Bits & Pieces – Search, Speech, Privacy, Interdependence
The Illusion of Search
Casey Chan at Gizmodo.com suggests in this brief post that Google.com “barely shows real search results” on an initial results page, devoting a lot of screen real estate instead to Google services. According to the linked study at Tutorspree, the problem is only exacerbated on smaller screens, and searching for products and services appears to put small business in direct competition with Google, which could well be the seeds of an anti-trust violation.
This does look a lot like an Illusion of More subject — the assumption that a universe of knowledge and resources is at our fingertips is betrayed by the reality of a circumscribed world designed to serve one corporate powerhouse. It’s worth paying attention to with regard to consumer-based search, although research based search still seems to be relatively unchanged. If I search something fairly esoteric like “Charles Giteau,” the delusional sap who shot President Garfield, I get links that are arguably valid results.
Free speech has its limits, even on Twitter
Speaking of presidential assassinations, it turns out that it’s a bad idea to threaten the President of the United States (or anyone else under Secret Service protection) even through social media. The New York Times reports that Jarvis Britton (26) posted assassination threats against President Obama and that he is now serving a one-year term in federal prison. After an initial round of threats, Mr. Britton was visited by Secret Service agents, who let him go after he apologized and said he’d been drunk; but it was Britton’s subsequent threatening tweets that led to prosecution.
Speaking for myself, if Secret Service agents showed up at my door and let me off with a warning, I might just find religion and join a monastery; but somehow there is a persistent yet absurd belief that social media is in some way private and personal. We continue to see evidence that users of social media fail to recognize that it is a soapbox in the city square, and one that creates indelible impressions. The free speech question in this case is settled law. If you say you wish the president would die, that’s protected speech; if you say you intend to kill the president, that’s grounds for being investigated and possibly prosecuted. Why this would be any different on Twitter or other social media is a mystery to me, but I’m sure someone will offer a bizarre theory to the contrary.

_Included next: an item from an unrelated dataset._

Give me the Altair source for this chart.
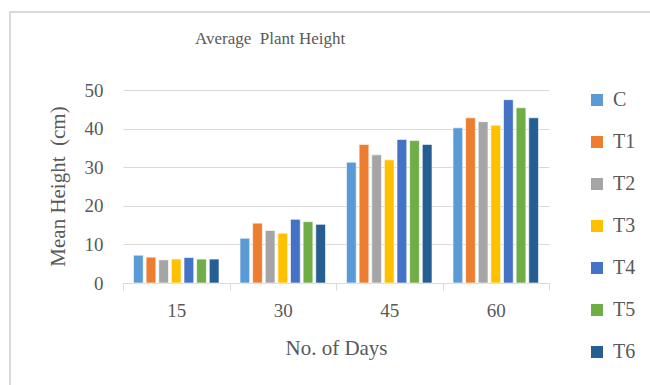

While many Americans continue to post gripes about their perception that the 4th Amendment no longer exists, I see far less wall-space being devoted to Google’s privacy policies landing it in hot water again. Inviting censure from five EU countries, privacy watchdogs have expressed concerns as to how user data will be “shared” across the spectrum of Google products and how transparent Google is with regard to user understanding of the policies.
As I have stated repeatedly, I don’t think there’s anything wrong with keeping a weather eye on government intelligence services, but I continue to be surprised by the level of Orwell-invoking hysteria while simultaneously volunteering privacy away via private companies like Google. If Snowden reveals anything (and I personally don’t think he reveals much), it’s that at the point when government agents do infringe civil rights their information is going to come from large telecom and internet companies. Where else do we expect them to look?
A Declaration of Interdependence
In a rare moment of digital-age exuberance on this American Independence weekend, I leave you with this wonderful short film that reminds us that interdependence is a requisite constituent to human existence. Directed by filmmaker Tiffany Shain, with animations by Stefan Nadelman, and music by Moby, the film is comprised of clips submitted from around the globe of individuals reading “The Declaration of Interdependence” in their native languages.
The reality of the internet, I believe, is that it does indeed connect us or, as this film reveals, reminds us that we have always been connected. That is the power of these technologies, and the collaborative filmmaking being done at Let it Ripple is certainly inspiring and also humbling. But this film also brings to mind the tension of the digital age. With awareness of interdependence comes greater responsibility to live accordingly. And as discussed in recent posts, the technology seems to foster the dichotomy of committing selfish acts under the cover of a generalized humanism.